--- begin ---

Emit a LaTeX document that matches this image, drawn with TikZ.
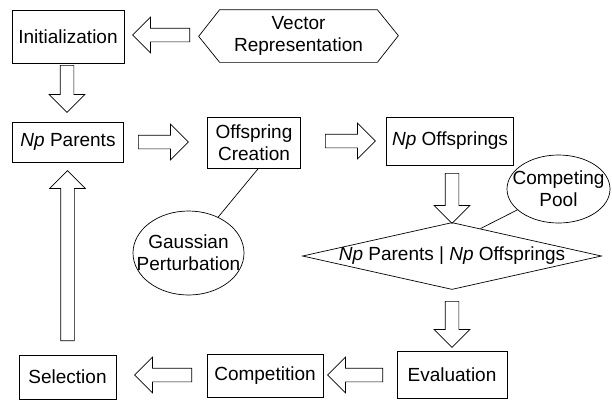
\documentclass[tikz,border=0pt]{standalone}
\usepackage{fontspec}
\setmainfont{Liberation Sans}
\usetikzlibrary{shapes.geometric,shapes.arrows,calc}
\begin{document}
\begin{tikzpicture}[x=1pt,y=1pt,
  font=\fontsize{19}{22}\selectfont,
  line width=0.7pt,
  stepbox/.style={draw, rectangle, inner sep=0pt, align=center},
  bubble/.style={draw, ellipse, inner sep=0pt},
  blockarrow/.style={draw, single arrow, single arrow head extend=11pt,
    inner xsep=0pt, inner ysep=6.5pt, anchor=tail}]
\useasboundingbox (0,0) rectangle (612,-400);
% boxes
\node[stepbox, minimum width=112, minimum height=53] (init) at (68,-37) {Initialization};
\node[inner sep=0pt, align=center, minimum width=157, minimum height=52] (vec) at (298.5,-36) {Vector\\Representation};
\draw (vec.north west) -- (vec.north east) -- ++(21,-26) -- (vec.south east) -- (vec.south west) -- ++(-21,26) -- cycle;
\node[stepbox, minimum width=111, minimum height=40] (parents) at (68,-142) {\textit{Np} Parents};
\node[stepbox, minimum width=93, minimum height=51] (create) at (254,-143) {Offspring\\Creation};
\node[stepbox, minimum width=127, minimum height=48] (offs) at (450,-141) {\textit{Np} Offsprings};
\node[bubble, minimum width=111, minimum height=84, label={[align=center]center:Gaussian\\Perturbation}] (gauss) at (188.5,-253) {};
\node[bubble, minimum width=103, minimum height=68, label={[align=center]center:Competing\\Pool}] (pool) at (558.5,-189) {};
\node[draw, diamond, inner sep=0pt, minimum width=299, minimum height=67, label={center:\textit{Np} Parents | \textit{Np} Offsprings}] (dia) at (452,-256) {};
\node[stepbox, minimum width=110, minimum height=47] (eval) at (452,-374.5) {Evaluation};
\node[stepbox, minimum width=116, minimum height=43] (comp) at (265,-375.5) {Competition};
\node[stepbox, minimum width=97, minimum height=44] (sel) at (67.5,-377) {Selection};
% links
\draw ([xshift=4pt]create.south) -- (gauss);
\draw (pool) -- ($(dia.north)!0.19!(dia.east)$);
% block arrows
\node[blockarrow, rotate=180, minimum height=57] (a1) at (190,-35) {};
\node[blockarrow, rotate=-90, minimum height=47] (a2) at (67,-65) {};
\node[blockarrow, minimum height=50] (a3) at (138,-142) {};
\node[blockarrow, minimum height=50] (a4) at (325,-141) {};
\node[blockarrow, rotate=-90, minimum height=50] (a5) at (452,-173) {};
\node[blockarrow, rotate=-90, minimum height=46] (a6) at (452,-301) {};
\node[blockarrow, rotate=180, minimum height=55] (a7) at (383,-375) {};
\node[blockarrow, rotate=180, minimum height=57] (a8) at (192,-375) {};
\node[blockarrow, rotate=90, minimum height=170] (a9) at (67.5,-341) {};
\end{tikzpicture}
\end{document}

--- end ---

Replicate the material above verbatim; images stay out of the copy.

- SOLUTION FOR THIS TASK
Emit a LaTeX document that matches this image, drawn with TikZ.
\documentclass[tikz,border=0pt]{standalone}
\usepackage{fontspec}
\setmainfont{Liberation Sans}
\usetikzlibrary{shapes.geometric,shapes.arrows,calc}
\begin{document}
\begin{tikzpicture}[x=1pt,y=1pt,
  font=\fontsize{19}{22}\selectfont,
  line width=0.7pt,
  stepbox/.style={draw, rectangle, inner sep=0pt, align=center},
  bubble/.style={draw, ellipse, inner sep=0pt},
  blockarrow/.style={draw, single arrow, single arrow head extend=11pt,
    inner xsep=0pt, inner ysep=6.5pt, anchor=tail}]
\useasboundingbox (0,0) rectangle (612,-400);
% boxes
\node[stepbox, minimum width=112, minimum height=53] (init) at (68,-37) {Initialization};
\node[inner sep=0pt, align=center, minimum width=157, minimum height=52] (vec) at (298.5,-36) {Vector\\Representation};
\draw (vec.north west) -- (vec.north east) -- ++(21,-26) -- (vec.south east) -- (vec.south west) -- ++(-21,26) -- cycle;
\node[stepbox, minimum width=111, minimum height=40] (parents) at (68,-142) {\textit{Np} Parents};
\node[stepbox, minimum width=93, minimum height=51] (create) at (254,-143) {Offspring\\Creation};
\node[stepbox, minimum width=127, minimum height=48] (offs) at (450,-141) {\textit{Np} Offsprings};
\node[bubble, minimum width=111, minimum height=84, label={[align=center]center:Gaussian\\Perturbation}] (gauss) at (188.5,-253) {};
\node[bubble, minimum width=103, minimum height=68, label={[align=center]center:Competing\\Pool}] (pool) at (558.5,-189) {};
\node[draw, diamond, inner sep=0pt, minimum width=299, minimum height=67, label={center:\textit{Np} Parents | \textit{Np} Offsprings}] (dia) at (452,-256) {};
\node[stepbox, minimum width=110, minimum height=47] (eval) at (452,-374.5) {Evaluation};
\node[stepbox, minimum width=116, minimum height=43] (comp) at (265,-375.5) {Competition};
\node[stepbox, minimum width=97, minimum height=44] (sel) at (67.5,-377) {Selection};
% links
\draw ([xshift=4pt]create.south) -- (gauss);
\draw (pool) -- ($(dia.north)!0.19!(dia.east)$);
% block arrows
\node[blockarrow, rotate=180, minimum height=57] (a1) at (190,-35) {};
\node[blockarrow, rotate=-90, minimum height=47] (a2) at (67,-65) {};
\node[blockarrow, minimum height=50] (a3) at (138,-142) {};
\node[blockarrow, minimum height=50] (a4) at (325,-141) {};
\node[blockarrow, rotate=-90, minimum height=50] (a5) at (452,-173) {};
\node[blockarrow, rotate=-90, minimum height=46] (a6) at (452,-301) {};
\node[blockarrow, rotate=180, minimum height=55] (a7) at (383,-375) {};
\node[blockarrow, rotate=180, minimum height=57] (a8) at (192,-375) {};
\node[blockarrow, rotate=90, minimum height=170] (a9) at (67.5,-341) {};
\end{tikzpicture}
\end{document}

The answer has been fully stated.